Dr Radhika Khosla is an Associate Professor at the Smith School of Enterprise and the Environment, University of Oxford, Research Director at the Oxford India Centre for Sustainable Development, and Programme Leader for Zero Carbon Energy Use at Oxford’s ZERO Institute. Her interdisciplinary research sits at the intersection of science and policy, with a focus on extreme heat, cooling demand, and urbanisation in the Global South. She is Principal Investigator of the Oxford Martin School’s programme on the Future of Cooling. Dr Khosla is a lead author of UNEP’s Global Cooling Watch reports and has served as Special Scientific Advisor to the UK Parliament’s Environmental Audit Committee on heat resilience and sustainable cooling. She is Editor-in-Chief of Environmental Research Letters and has contributed to major international assessments including the IPCC’s Sixth Assessment Report. An urban climatologist by training, she holds a PhD from the University of Chicago and degrees in Physics from the University of Oxford.

Dr Eleni Myrivili

Dr Eleni “Lenio” Myrivili is the Global Chief Heat Officer for the United Nations Environment Programme, and the Atlantic Council’s Climate Resilience Center, and a Senior Adaptation and Resilience Advisor to the Global Covenant of Mayors. She serves on the boards of the European Union Mission on Adaptation and the World Economic Forum’s Global Risks Report. Previously, she was elected Deputy Mayor of Athens for Urban Nature, Urban Resilience, and Climate Adaptation. Dr Myrivili is internationally recognised for her leadership on climate resilience and extreme heat, including being named among Nature’s 10 people who helped shape science in 2023, Politico’s 28 most influential Europeans, and Earth.Org’s women leading the fight against climate change. She has delivered a TED Talk and has been featured by outlets including CNN, Al Jazeera, NHK World, and The New York Times. A former university professor, she holds a PhD in Anthropology from Columbia University.

Kimberly Roseberry

Kimberly Roseberry is an Economic Affairs Officer in the Energy Division of the United Nations Economic and Social Commission for Asia and the Pacific (UN ESCAP), where she works on advancing SDG 7 through sustainable cooling, energy efficiency, and inclusive energy transition strategies.
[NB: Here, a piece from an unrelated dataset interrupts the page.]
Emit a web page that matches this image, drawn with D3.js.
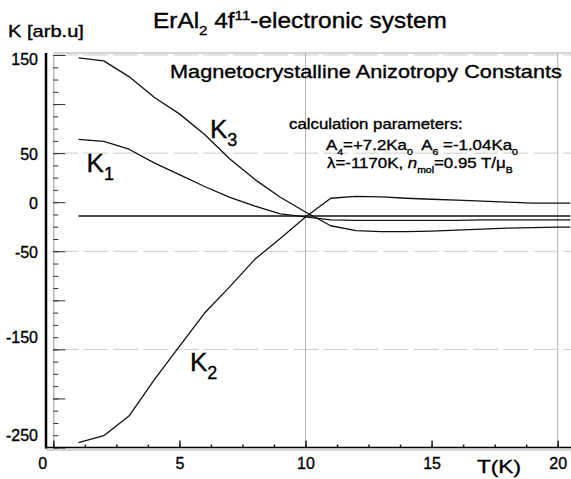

She leads ESCAP’s regional work on cooling and supports countries in the development of National Cooling Action Plans, building energy codes, and related policy frameworks. She has contributed to and led regional energy assessments, including ESCAP’s Regional Trends Report on Energy for Sustainable Development, supporting intergovernmental processes and regional cooperation on low-carbon and resilient energy systems. She holds degrees from Dartmouth College and Harvard University and has prior experience in the private sector in bioenergy and building design and engineering.

 

The establishment of the Evaluation Committee marks a transition from concept to implementation. With governance and evaluation structures now in place, Cool Champions moves beyond a one-off recognition model toward a standing mechanism that can support learning, visibility, and leadership in the cooling sector over time.

Submissions for Cool Champions will open on 12 January and close on 9 March. The inaugural cohort will be announced on World Environment Day 2026, and formally introduced during the Global Cooling Pledge Focal Points Meeting 2026.

As cooling continues to shape climate resilience, health, and development outcomes worldwide, recognising leadership is no longer optional. With Cool Champions, the UNEP Cool Coalition aims to ensure that leadership in sustainable cooling is identified, assessed, and elevated with the same rigour that the sector now applies to solutions themselves.